Pedaling uphill, Israel’s hi-tech ecosystem is trying to entice foreigners to work in Tel Aviv with generous relocation packages. Eran Shir, CEO and co-founder of Nexar, a dash-cam mobility start-up, is leading a consortium called BETA (Be In Tel Aviv), where Israeli firms cooperate in recruiting foreign hi-tech workers.
BETA offers tens of thousands of dollars in relocation costs, along with assistance in dealing with the Interior Ministry and Hebrew lessons, Shir told the Post.
“In regard to bureaucracy, the jury is still out,” Shir said. “I’m still optimistic; that’s why I’m an entrepreneur. But what I’m meeting is a lot of goodwill from different branches of the government, inbound interest, different organizations.”
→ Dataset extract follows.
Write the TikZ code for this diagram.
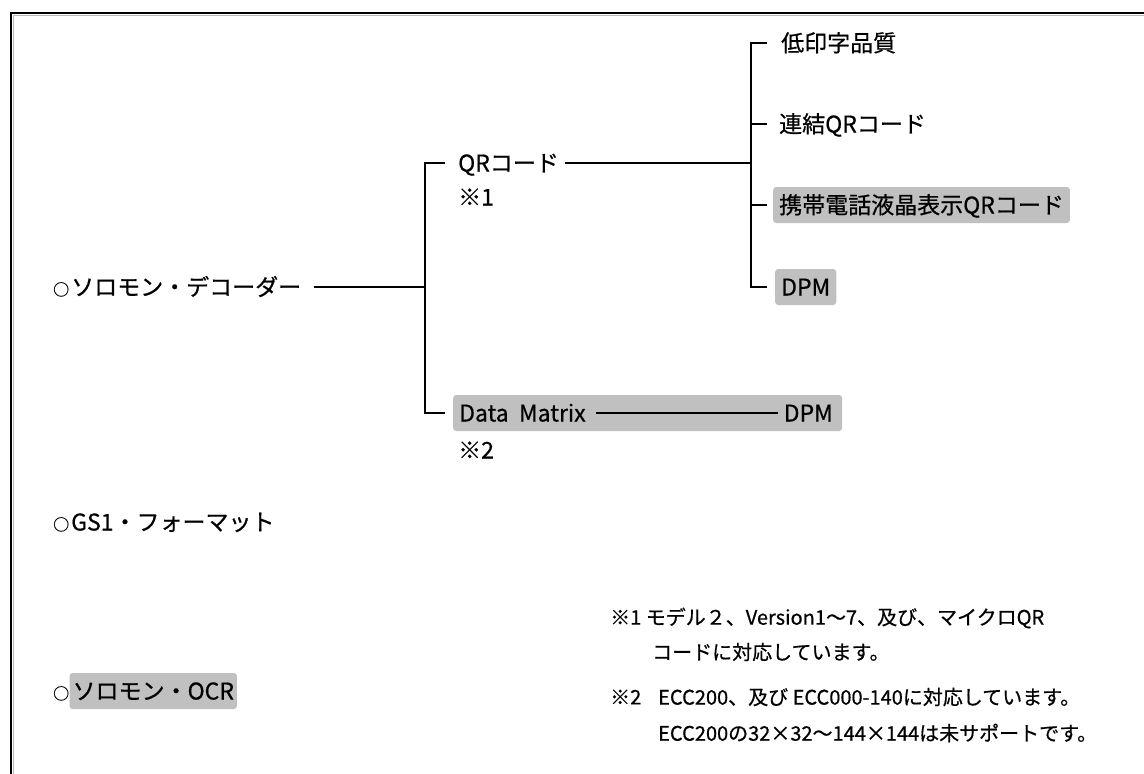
\documentclass[tikz,border=0pt]{standalone}
\usepackage{fontspec}
\setmainfont{Noto Sans CJK JP}[FakeBold=0.6]
\usetikzlibrary{positioning}
\definecolor{hlgray}{RGB}{192,192,192}
\newcommand{\mk}{{\fontsize{16}{16}\selectfont ○}\hspace{2pt}}

\begin{document}
\begin{tikzpicture}
        [x=1pt,y=-1pt,
        lbl/.style={anchor=west,inner xsep=0pt,inner ysep=2pt,text height=20pt,text depth=3pt,font=\fontsize{23}{28}\selectfont},
        hl/.style={lbl,fill=hlgray,rounded corners=3pt,inner xsep=6pt,minimum height=36pt},
        note/.style={anchor=west,inner sep=0pt,font=\fontsize{20}{24}\selectfont},
        link/.style={line width=1.8pt}]
        \useasboundingbox (0,0) rectangle (1144,774);
        %cornice
            \draw[line width=2pt] (11,774) -- (11,13) -- (1144,13);
            \draw[gray!55,line width=1pt] (13.5,774) -- (13.5,15.5) -- (1144,15.5);
        %voci principali
            \node (dec) [lbl] at (53,287) {\mk ソロモン・デコーダー};
            \node (gs1) [lbl] at (53,522) {\mk GS1・フォーマット};
            \node (ocrmark) [lbl] at (53,691) {\mk};
            \node (ocr) [hl,inner xsep=3pt,right=0pt of ocrmark] {ソロモン・OCR};
        %primo ramo
            \coordinate (forkA) at (425,287);
            \coordinate (forkAtop) at (425,163);
            \coordinate (forkAbot) at (425,413);
            \node (qr) [lbl] at (458,163) {QRコード};
            \node (qrnote) [lbl] at (458,197) {※1};
            \node (dmbox) [hl,minimum width=389pt] at (453,413) {};
            \node (dm) [lbl] at (459,413) {Data\ \ Matrix};
            \node (dmdpm) [lbl,anchor=east] at (833,413) {DPM};
            \node (dmnote) [lbl] at (458,450) {※2};
            \draw[link] ([xshift=13pt]dec.east) -- (forkA);
            \draw[link] ([xshift=-13pt]qr.west) -- (forkAtop) -- (forkAbot) -- ([xshift=-8pt]dmbox.west);
            \draw[link] ([xshift=10pt]dm.east) -- ([xshift=-6pt]dmdpm.west);
        %secondo ramo
            \coordinate (forkB) at (751,163);
            \coordinate (forkBtop) at (751,43);
            \coordinate (forkBbot) at (751,287);
            \node (lowq) [lbl] at (781,43) {低印字品質};
            \node (concat) [lbl] at (779,124) {連結QRコード};
            \node (mobile) [hl] at (773,205) {携帯電話液晶表示QRコード};
            \node (dpm) [hl] at (775,287) {DPM};
            \draw[link] ([xshift=6pt]qr.east) -- (forkB);
            \draw[link] ([xshift=-14pt]lowq.west) -- (forkBtop) -- (forkBbot) -- ([xshift=-8pt]dpm.west);
            \draw[link] ([xshift=-12pt]concat.west) -- (concat.west -| forkB);
            \draw[link] ([xshift=-6pt]mobile.west) -- (mobile.west -| forkB);
        %note
            \node (n1) [note] at (610,618) {※1 モデル２、Version1～7、及び、マイクロQR};
            \node (n1b) [note] at (652,652) {コードに対応しています。};
            \node (n2) [note] at (610,697) {※2};
            \node (n2a) [note] at (658,697) {ECC200、及び ECC000-140に対応しています。};
            \node (n2b) [note] at (658,733) {ECC200の32×32～144×144は未サポートです。};
    \end{tikzpicture}
\end{document}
Still, Israel faces difficulty in recruiting talent comparable to that of Silicon Valley, as a Financial Times exposé from earlier this week demonstrated.
One entrepreneur, Liad Agmon – whose tech company provides services to half a billion customers of global retailers, including Under Armour – is questioning whether his next start-up will be abroad.
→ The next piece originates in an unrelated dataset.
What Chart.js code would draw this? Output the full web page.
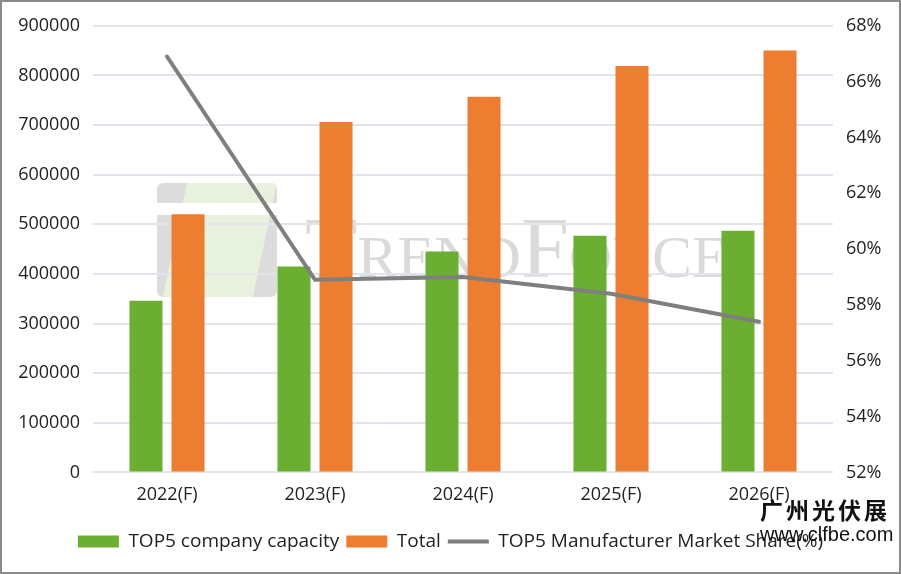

“There is no edge here [in Israel] anymore,” Agmon told the Financial Times. “If I start my company, say, in Portugal, I can get extremely talented engineers for a third of the price. From an economic perspective, there’s no advantage at all to being in Israel.”
The hi-tech industry currently comprises one-twelfth of the Israeli workforce, or slightly more than 8% of all workers. Average monthly salaries stand at some NIS 21,000 ($5,940), as opposed to outside the industry, where average Israeli monthly wages are NIS 9,800 ($2,770).
While the percentage of its Gross Domestic Product that Israel invests in research and development is higher than that of any other country, and its venture capital investments make up the highest share of GDP per capita worldwide, this will all come to a screeching halt if the worker shortage worsens – as it does annually.